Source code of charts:
[start]

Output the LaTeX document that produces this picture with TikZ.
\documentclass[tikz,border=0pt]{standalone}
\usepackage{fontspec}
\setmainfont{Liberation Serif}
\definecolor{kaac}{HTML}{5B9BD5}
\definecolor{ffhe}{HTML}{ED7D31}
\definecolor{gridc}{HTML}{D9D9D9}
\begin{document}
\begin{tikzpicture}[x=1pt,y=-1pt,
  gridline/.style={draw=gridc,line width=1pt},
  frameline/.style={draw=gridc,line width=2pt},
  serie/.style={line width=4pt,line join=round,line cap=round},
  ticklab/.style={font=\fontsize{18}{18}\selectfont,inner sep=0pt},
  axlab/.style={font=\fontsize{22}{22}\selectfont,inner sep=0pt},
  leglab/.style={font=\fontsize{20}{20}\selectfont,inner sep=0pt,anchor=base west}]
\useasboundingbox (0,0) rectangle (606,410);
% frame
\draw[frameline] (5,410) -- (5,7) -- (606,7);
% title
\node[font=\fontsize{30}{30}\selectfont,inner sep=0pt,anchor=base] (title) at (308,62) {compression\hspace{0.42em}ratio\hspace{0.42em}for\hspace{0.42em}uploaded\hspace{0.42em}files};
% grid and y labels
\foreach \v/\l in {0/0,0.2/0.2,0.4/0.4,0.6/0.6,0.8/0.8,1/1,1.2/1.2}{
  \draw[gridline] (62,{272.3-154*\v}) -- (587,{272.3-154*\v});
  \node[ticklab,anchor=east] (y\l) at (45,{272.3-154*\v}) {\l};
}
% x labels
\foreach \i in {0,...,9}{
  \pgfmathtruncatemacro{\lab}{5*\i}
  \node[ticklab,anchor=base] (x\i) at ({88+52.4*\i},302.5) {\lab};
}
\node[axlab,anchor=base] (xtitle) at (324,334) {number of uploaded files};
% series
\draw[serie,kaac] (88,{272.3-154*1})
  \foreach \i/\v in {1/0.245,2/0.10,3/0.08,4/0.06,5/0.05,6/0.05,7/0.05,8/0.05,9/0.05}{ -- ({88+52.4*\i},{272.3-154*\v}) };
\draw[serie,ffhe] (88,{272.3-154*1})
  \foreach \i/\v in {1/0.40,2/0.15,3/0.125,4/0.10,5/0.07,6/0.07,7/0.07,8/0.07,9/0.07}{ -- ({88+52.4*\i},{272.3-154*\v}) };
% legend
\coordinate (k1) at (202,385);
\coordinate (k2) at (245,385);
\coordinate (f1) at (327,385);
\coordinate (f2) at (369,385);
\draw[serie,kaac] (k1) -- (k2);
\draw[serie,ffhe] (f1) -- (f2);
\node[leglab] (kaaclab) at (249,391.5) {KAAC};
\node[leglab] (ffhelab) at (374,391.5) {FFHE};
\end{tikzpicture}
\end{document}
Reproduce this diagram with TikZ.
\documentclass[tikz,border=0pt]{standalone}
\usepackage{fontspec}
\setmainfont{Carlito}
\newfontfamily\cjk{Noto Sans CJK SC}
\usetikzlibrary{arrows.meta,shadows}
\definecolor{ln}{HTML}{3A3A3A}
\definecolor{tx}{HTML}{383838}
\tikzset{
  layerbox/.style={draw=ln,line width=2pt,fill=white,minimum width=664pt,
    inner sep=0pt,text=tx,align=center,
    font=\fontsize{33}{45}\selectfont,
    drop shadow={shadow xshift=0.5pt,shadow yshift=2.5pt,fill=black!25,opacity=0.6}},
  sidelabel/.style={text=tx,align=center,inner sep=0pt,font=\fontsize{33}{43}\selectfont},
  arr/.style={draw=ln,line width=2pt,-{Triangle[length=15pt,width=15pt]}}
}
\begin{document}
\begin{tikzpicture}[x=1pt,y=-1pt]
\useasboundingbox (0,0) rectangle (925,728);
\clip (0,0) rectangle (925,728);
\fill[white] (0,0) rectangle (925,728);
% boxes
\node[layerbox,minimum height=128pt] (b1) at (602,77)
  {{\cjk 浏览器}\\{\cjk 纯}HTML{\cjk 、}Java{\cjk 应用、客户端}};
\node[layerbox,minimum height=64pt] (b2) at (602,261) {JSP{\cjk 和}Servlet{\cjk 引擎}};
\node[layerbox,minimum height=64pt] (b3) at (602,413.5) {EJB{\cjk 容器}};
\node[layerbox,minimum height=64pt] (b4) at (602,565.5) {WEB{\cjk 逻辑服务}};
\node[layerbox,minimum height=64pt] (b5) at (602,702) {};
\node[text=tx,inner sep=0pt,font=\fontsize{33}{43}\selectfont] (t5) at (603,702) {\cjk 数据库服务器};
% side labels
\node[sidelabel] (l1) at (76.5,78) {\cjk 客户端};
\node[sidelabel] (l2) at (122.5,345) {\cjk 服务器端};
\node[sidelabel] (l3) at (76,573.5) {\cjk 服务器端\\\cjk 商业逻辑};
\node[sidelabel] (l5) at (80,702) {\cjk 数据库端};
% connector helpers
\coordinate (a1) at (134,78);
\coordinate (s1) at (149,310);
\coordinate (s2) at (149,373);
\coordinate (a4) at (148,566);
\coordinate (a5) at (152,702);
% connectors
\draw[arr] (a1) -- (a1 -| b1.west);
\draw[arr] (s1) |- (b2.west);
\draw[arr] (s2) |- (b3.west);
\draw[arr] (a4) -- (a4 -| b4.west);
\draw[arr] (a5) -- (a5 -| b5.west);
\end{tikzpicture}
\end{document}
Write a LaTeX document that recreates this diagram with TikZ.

[end]
[start]

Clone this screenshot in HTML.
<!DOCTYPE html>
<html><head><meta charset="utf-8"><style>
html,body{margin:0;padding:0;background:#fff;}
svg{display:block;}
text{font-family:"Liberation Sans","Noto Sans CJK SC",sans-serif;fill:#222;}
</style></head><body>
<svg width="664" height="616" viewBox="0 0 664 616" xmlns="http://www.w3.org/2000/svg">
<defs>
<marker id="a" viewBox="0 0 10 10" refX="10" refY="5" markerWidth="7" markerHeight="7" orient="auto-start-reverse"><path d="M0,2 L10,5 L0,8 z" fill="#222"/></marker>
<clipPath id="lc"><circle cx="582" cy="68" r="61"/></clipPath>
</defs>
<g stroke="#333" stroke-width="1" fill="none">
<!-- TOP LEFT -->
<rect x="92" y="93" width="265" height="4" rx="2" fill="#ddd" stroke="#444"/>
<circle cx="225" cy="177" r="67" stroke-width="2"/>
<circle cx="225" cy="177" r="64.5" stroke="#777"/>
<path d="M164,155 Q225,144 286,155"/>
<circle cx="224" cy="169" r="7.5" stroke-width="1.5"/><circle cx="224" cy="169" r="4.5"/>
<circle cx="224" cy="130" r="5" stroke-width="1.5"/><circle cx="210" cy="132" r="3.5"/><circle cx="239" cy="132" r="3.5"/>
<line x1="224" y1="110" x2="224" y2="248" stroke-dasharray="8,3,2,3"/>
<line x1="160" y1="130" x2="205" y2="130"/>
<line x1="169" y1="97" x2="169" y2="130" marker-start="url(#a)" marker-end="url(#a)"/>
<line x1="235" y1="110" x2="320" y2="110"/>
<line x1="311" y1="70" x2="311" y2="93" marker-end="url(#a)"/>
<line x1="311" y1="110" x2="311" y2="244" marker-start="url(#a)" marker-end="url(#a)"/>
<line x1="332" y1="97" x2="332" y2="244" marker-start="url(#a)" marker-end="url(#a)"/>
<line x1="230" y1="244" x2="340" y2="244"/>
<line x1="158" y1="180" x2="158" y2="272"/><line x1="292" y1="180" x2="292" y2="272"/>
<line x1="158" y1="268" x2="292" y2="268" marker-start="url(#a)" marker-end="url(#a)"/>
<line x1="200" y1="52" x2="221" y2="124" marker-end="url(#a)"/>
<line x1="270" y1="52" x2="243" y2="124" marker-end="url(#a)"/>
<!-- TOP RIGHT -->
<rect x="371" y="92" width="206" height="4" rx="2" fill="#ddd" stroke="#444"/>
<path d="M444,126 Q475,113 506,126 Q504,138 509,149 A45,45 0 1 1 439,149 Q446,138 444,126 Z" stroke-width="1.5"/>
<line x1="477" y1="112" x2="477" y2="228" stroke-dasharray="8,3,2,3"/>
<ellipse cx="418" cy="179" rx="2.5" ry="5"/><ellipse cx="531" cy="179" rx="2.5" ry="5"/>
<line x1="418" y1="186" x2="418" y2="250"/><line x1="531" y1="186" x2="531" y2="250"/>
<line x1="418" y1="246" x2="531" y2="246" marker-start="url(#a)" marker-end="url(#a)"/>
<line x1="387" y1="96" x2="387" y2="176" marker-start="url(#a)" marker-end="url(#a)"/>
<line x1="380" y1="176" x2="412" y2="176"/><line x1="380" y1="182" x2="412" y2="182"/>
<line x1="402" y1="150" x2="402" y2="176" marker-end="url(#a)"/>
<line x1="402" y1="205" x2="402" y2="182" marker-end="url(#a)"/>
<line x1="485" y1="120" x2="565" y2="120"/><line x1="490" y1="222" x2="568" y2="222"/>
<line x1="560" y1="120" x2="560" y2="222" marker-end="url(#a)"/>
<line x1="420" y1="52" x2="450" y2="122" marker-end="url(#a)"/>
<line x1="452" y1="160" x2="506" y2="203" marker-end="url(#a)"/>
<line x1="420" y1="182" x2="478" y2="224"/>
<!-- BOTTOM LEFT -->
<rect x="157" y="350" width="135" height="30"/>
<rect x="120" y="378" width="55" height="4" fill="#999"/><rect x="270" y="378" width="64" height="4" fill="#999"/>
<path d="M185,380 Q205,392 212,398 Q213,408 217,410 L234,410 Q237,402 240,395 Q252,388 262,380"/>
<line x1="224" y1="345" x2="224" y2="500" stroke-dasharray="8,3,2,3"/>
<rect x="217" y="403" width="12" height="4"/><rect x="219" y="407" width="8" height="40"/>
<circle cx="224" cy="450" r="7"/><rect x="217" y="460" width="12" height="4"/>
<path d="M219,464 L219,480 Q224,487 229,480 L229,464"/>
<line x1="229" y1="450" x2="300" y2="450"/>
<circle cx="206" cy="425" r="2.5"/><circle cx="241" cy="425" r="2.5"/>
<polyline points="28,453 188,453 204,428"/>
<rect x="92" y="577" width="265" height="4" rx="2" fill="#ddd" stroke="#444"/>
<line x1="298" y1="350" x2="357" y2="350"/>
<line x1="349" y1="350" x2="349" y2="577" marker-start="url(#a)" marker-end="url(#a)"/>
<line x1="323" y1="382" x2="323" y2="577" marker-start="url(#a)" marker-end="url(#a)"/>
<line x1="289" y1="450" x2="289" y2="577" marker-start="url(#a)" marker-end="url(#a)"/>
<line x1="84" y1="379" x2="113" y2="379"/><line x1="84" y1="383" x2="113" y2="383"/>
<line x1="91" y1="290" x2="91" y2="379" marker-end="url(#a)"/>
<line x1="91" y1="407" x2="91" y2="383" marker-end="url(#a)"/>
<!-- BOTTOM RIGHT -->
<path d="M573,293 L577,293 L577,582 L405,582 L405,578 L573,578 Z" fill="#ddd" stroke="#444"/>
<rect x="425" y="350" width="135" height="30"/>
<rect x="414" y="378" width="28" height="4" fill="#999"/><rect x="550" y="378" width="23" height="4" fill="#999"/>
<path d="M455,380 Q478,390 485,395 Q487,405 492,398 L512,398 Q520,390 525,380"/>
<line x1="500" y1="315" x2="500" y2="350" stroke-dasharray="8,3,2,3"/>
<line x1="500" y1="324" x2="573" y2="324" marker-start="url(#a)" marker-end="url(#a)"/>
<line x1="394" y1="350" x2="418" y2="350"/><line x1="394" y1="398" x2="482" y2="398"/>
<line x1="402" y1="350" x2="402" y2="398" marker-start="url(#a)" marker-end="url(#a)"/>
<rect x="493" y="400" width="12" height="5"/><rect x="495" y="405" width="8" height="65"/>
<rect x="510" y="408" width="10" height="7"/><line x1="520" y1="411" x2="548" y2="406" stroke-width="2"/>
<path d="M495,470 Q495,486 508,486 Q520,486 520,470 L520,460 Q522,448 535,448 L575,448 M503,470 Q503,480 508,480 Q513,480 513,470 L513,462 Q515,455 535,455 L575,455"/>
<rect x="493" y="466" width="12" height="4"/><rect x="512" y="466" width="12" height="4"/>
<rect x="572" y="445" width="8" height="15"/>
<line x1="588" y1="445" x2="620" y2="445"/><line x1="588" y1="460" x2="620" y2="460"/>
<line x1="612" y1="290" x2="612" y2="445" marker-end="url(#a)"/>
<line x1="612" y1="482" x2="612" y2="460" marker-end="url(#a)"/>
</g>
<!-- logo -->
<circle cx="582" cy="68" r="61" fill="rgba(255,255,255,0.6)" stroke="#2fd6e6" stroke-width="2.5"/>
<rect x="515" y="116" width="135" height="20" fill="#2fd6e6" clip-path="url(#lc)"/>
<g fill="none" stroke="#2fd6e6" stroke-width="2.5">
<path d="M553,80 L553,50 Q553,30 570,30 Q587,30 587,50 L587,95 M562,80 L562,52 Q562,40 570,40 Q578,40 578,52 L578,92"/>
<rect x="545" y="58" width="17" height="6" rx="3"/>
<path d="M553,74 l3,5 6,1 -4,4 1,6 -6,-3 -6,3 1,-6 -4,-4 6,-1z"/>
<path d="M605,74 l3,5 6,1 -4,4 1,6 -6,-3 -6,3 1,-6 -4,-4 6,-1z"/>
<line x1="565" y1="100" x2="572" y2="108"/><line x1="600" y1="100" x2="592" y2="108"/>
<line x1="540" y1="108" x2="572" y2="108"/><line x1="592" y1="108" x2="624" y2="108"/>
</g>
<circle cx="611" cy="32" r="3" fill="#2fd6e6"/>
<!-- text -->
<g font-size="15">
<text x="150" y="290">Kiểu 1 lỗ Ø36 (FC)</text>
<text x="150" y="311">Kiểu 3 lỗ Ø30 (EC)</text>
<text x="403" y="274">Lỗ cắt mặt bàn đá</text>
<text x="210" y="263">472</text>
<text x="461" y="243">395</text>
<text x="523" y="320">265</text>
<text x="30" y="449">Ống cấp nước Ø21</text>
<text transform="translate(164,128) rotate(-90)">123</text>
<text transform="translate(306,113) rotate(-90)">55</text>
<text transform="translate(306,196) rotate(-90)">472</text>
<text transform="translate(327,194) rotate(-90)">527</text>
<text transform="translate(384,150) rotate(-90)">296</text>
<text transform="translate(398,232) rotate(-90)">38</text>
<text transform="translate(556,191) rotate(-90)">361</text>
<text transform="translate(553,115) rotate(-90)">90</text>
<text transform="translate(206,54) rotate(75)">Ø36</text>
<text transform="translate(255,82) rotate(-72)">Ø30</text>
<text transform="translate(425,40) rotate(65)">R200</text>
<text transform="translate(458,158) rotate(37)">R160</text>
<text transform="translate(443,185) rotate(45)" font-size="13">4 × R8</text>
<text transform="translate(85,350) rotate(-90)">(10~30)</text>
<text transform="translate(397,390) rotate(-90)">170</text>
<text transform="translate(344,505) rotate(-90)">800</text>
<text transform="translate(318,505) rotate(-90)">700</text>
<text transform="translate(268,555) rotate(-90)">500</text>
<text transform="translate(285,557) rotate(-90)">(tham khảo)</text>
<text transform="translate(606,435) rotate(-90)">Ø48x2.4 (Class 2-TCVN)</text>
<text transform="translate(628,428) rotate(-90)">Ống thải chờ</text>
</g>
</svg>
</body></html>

[end]

Task description: Gather from the data above every line with the string "that".

Response:
Output the LaTeX document that produces this picture with TikZ.
Write a LaTeX document that recreates this diagram with TikZ.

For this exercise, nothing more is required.